I started a post awhile ago and wanted it to be perfect so it hasn't been posted. That post is below. I have so many feelings that I want to express just right because they are so complicated. I'm sorry I haven't written to you in awhile. I love you and think of you every day. 

I always think about how your first year went by and I missed it. I didn't want to, but I did. Now it's your second year and I'm missing it too. I want to be with you. I keep thinking about why I'm here. I'm not pregnant, I've been trying for an entire year now. Where I work is terrible. There is no support. Life is hard. Harder than I think it should be. I just keep drifting along down this path until there is something I can do about it all.  

I love you and miss you always,

Mommy






It's been 377 days since you died. It's been 377 days that my heart has continued to beat when yours had stopped. It's been 377 days I've lived without you. If you call it living. I suppose it's more of surviving then living. And for the past 377 days, I've thought of you, loved you, and missed you. 

On December 1, 2014 you died and on December 1, 2015, I donated my blood in your honor.  Your blood is my blood and so when I donate it, I'm sharing you. I needed something good to happen that day. I needed it to be the opposite of what it was the year before. I needed to give life to someone because the year before was surrounded in death. 

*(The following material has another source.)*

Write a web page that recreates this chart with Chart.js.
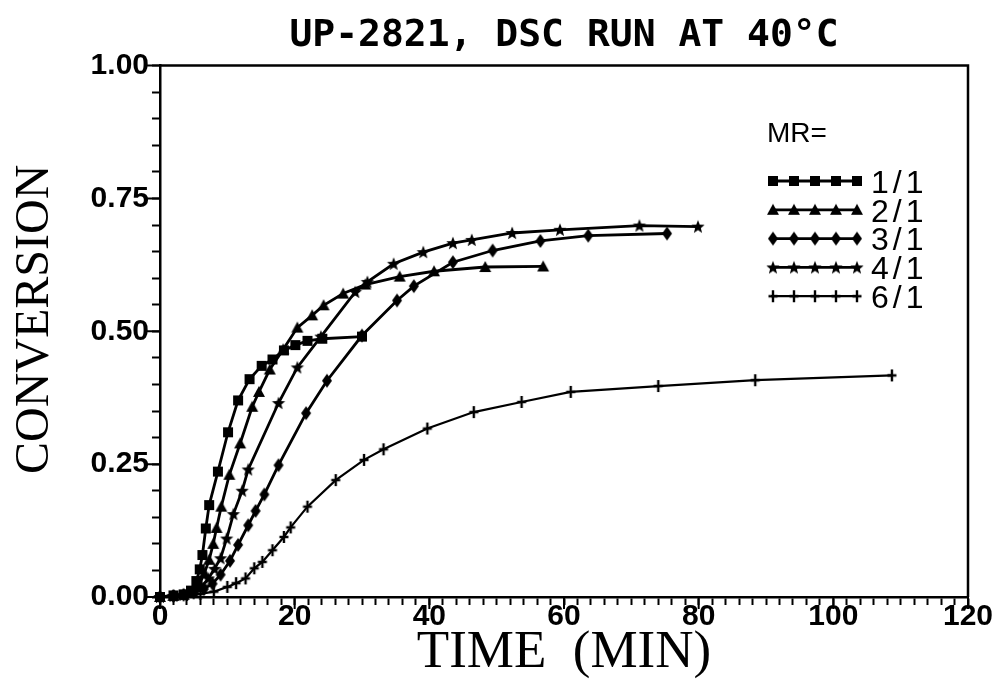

Your daddy wasn't so sure I would be calm enough to complete the donations. I assured him I would go through with it, even if it was out of pure stubbornness. I'd take a clozepam just in case.  Your daddy drove me to the blood donation center. I brought my Eve Believe bear and the blanket your godmother made to surround myself with things that reminded me of you. 

I held your bear tight as they put the needle into my arm. I held your bear as I wondered if I could do this. I held your bear as I heard your little voice come into my head telling me that I could.  I held your bear when I almost fainted near the end of my donation and the nurses had to tip my chair back while surrounding me with cold packs.